Allein die Ankündigung seines Ausstiegs war eine Sensation, die es natürlich auf den Titel von „Bild“ schaffte und die sozialen Netzwerke volllaufen ließ. Eine wirkliche Begründung für seinen Ausstieg gibt er nicht, lässt Raum für Spekulation. Vielleicht macht Raab, der im Oktober 49 Jahre alt wird, jetzt nur das wahr, was er 1998 bei „Spiegel TV“ vorausgesagt hatte: „Ich kann mir nicht vorstellen, mit 50 noch Fernsehen zu machen.“
Eine Frage, die sich bei Raab immer stellte, lautet: Wie kann einer ohne erkennbar außergewöhnliche Talente, ohne besonderes Training, ohne Vorwissen und Tricks immer wieder triumphieren? Und warum wollte er das überhaupt? Stefan Raab – der Mega-Neuerfinder reformiert sich womöglich ein letztes Mal. Als Aussteiger, der in Würde geht. Denn sein Ausscheiden wird unbestreitbar noch ein Verlust sein. Stefan Raab hat die deutsche Fernsehkultur aufgerüttelt wie kein anderer Entertainer in den vergangenen zwei Jahrzehnten. Dabei hatte man ihn lange unterschätzt und für einen ungezogenen Krawallmacher gehalten.

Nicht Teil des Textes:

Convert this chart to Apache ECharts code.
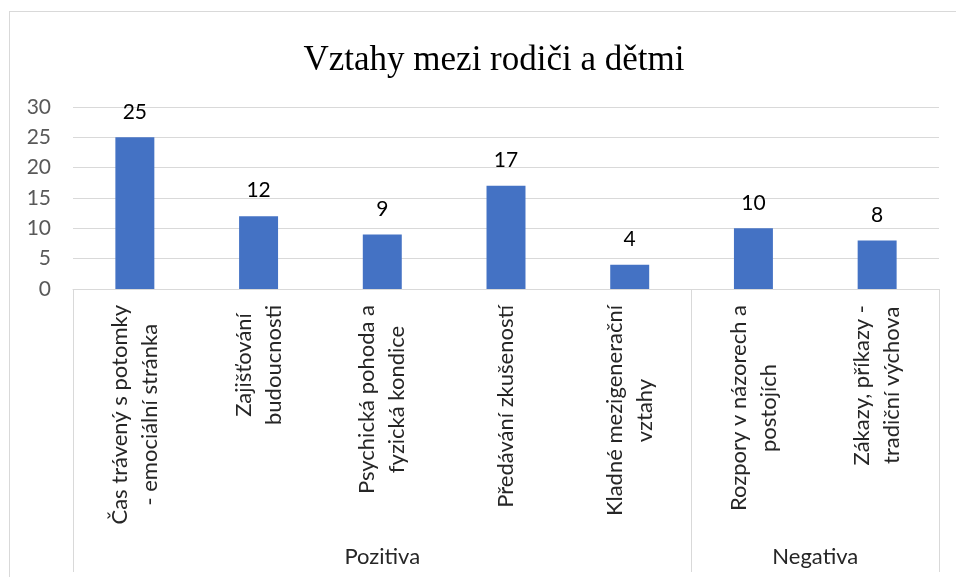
<!DOCTYPE html>
<html>
<head>
<meta charset="utf-8">
<script src="https://cdn.jsdelivr.net/npm/echarts@6/dist/echarts.min.js"></script>
<style>
  html, body { margin: 0; padding: 0; overflow: hidden; background: #fff; }
  #chart { position: absolute; left: 0; top: 0; width: 956px; height: 577px; }
  #frame { position: absolute; left: 9px; top: 11px; width: 1000px; height: 1000px; border: 1px solid #d9d9d9; pointer-events: none; }
</style>
</head>
<body>
<div id="chart"></div>
<div id="frame"></div>
<script>
const title = 'Vztahy mezi rodiči a dětmi';
const categories = [
  'Čas trávený s potomky\n- emociální stránka',
  'Zajišťování\nbudoucnosti',
  'Psychická pohoda a\nfyzická kondice',
  'Předávání zkušeností',
  'Kladné mezigenerační\nvztahy',
  'Rozpory v názorech a\npostojích',
  'Zákazy, příkazy -\ntradiční výchova'
];
const values = [25, 12, 9, 17, 4, 10, 8];
const groupNames = ['Pozitiva', 'Negativa'];
const groupSizes = [5, 2];
const yTicks = [0, 5, 10, 15, 20, 25, 30];

// group boundaries and centers (in category units)
const bounds = [0];
groupSizes.forEach(s => bounds.push(bounds[bounds.length - 1] + s));
const centers = groupSizes.map((s, i) => bounds[i] + s / 2);

const FONT = 'Lato';
const chart = echarts.init(document.getElementById('chart'), null, { renderer: 'canvas' });
chart.setOption({
  animation: false,
  backgroundColor: '#ffffff',
  title: {
    text: title,
    left: 489,
    top: 38,
    textAlign: 'center',
    textStyle: { fontFamily: 'Liberation Serif', fontSize: 35, fontWeight: 'normal', color: '#000000' }
  },
  grid: { left: 73, right: 17, top: 107, bottom: 288, containLabel: false },
  xAxis: [
    {
      type: 'category',
      data: categories,
      position: 'bottom',
      axisLine: { show: true, lineStyle: { color: '#d9d9d9', width: 1 } },
      axisTick: { show: false },
      splitLine: { show: false },
      axisLabel: {
        interval: 0,
        rotate: 90,
        margin: 16,
        color: '#262626',
        fontFamily: FONT,
        fontSize: 22,
        lineHeight: 30,
        formatter: v => v.split('\n').map(l => '{c|' + l + '}').join('\n'),
        rich: { c: { align: 'center', fontFamily: FONT, fontSize: 22, lineHeight: 30, color: '#262626' } }
      }
    },
    {
      type: 'value',
      position: 'bottom',
      min: 0,
      max: categories.length,
      axisLine: { show: false },
      splitLine: { show: false },
      axisTick: { show: true, customValues: bounds, length: 283, lineStyle: { color: '#d9d9d9', width: 1 } },
      axisLabel: {
        show: true,
        customValues: centers,
        margin: 257,
        color: '#262626',
        fontFamily: FONT,
        fontSize: 22,
        formatter: v => {
          const i = centers.findIndex(c => Math.abs(c - v) < 1e-6);
          return i >= 0 ? groupNames[i] : '';
        }
      }
    }
  ],
  yAxis: {
    type: 'value',
    min: yTicks[0],
    max: yTicks[yTicks.length - 1],
    interval: yTicks[1] - yTicks[0],
    axisLine: { show: false },
    axisTick: { show: false },
    splitLine: { show: true, lineStyle: { color: '#d9d9d9', width: 1 } },
    axisLabel: { margin: 22, color: '#595959', fontFamily: FONT, fontSize: 21 }
  },
  series: [{
    type: 'bar',
    xAxisIndex: 0,
    data: values,
    barWidth: '31.5%',
    itemStyle: { color: '#4472c4' },
    label: { show: true, position: 'top', distance: 15, color: '#000000', fontFamily: FONT, fontSize: 21 }
  }]
});
</script>
</body>
</html>
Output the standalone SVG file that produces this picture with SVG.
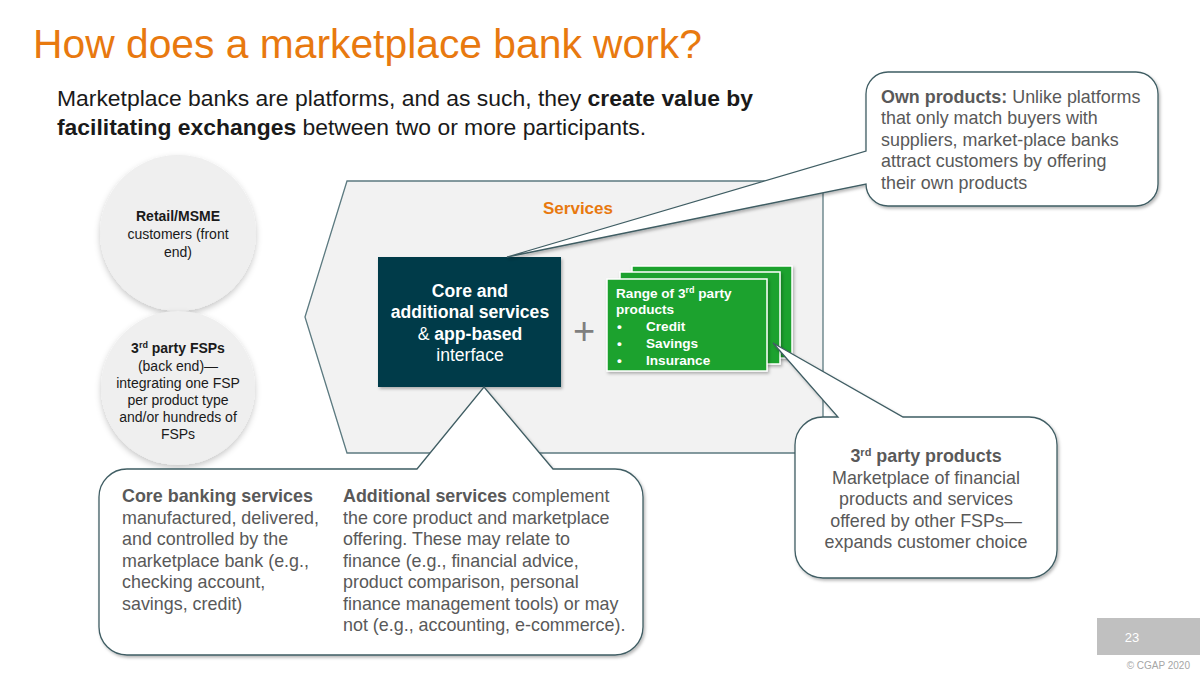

Es war schwer, sich ein genaueres Bild zu machen, Raab lässt nur selten mit sich reden: Im November 2012 ist sein Büro vollgestopft mit dem üblichen Schwemmgut dieses jahrelangen Fernsehtreibens. An einer Garderobenstange hängen alte Kostüme, Glitteranzüge der Grand-Prix-Phase, als er 2000 mit der Funk-Nummer „Wadde hadde hudde da“ einen Achtungserfolg landete. Allerlei Spielgerät liegt herum, und eine Phalanx gebügelter blauer Hemden erinnert in einer Ecke daran, wie normal Stefan Raab in der überzeichneten Fernsehkulisse zu bleiben versuchte. Der Kragen offen.
„Mich interessiert brennend, wie viele Menschen derselben Meinung sind wie ich“, sagt Raab damals, auf seine Ellbogen gestützt, und legt mit diesem einen Satz das Prinzip seines Denkens offen.
Wissen wollen, was die Masse bewegt.
Sein Aufstieg ist eng verknüpft mit dem Begriff der Spaßkultur, eines Wortes, das für die 90er Jahre Gültigkeit besaß. Seither nicht mehr. Die Welt ist zu ungeordnet und zu gewalttätig, um ihr mit ironischen Reflexen beizukommen. Raab schien unempfindlich für diese Botschaften zu sein. Denn er machte mit seiner Talkshow TV Total einfach weiter.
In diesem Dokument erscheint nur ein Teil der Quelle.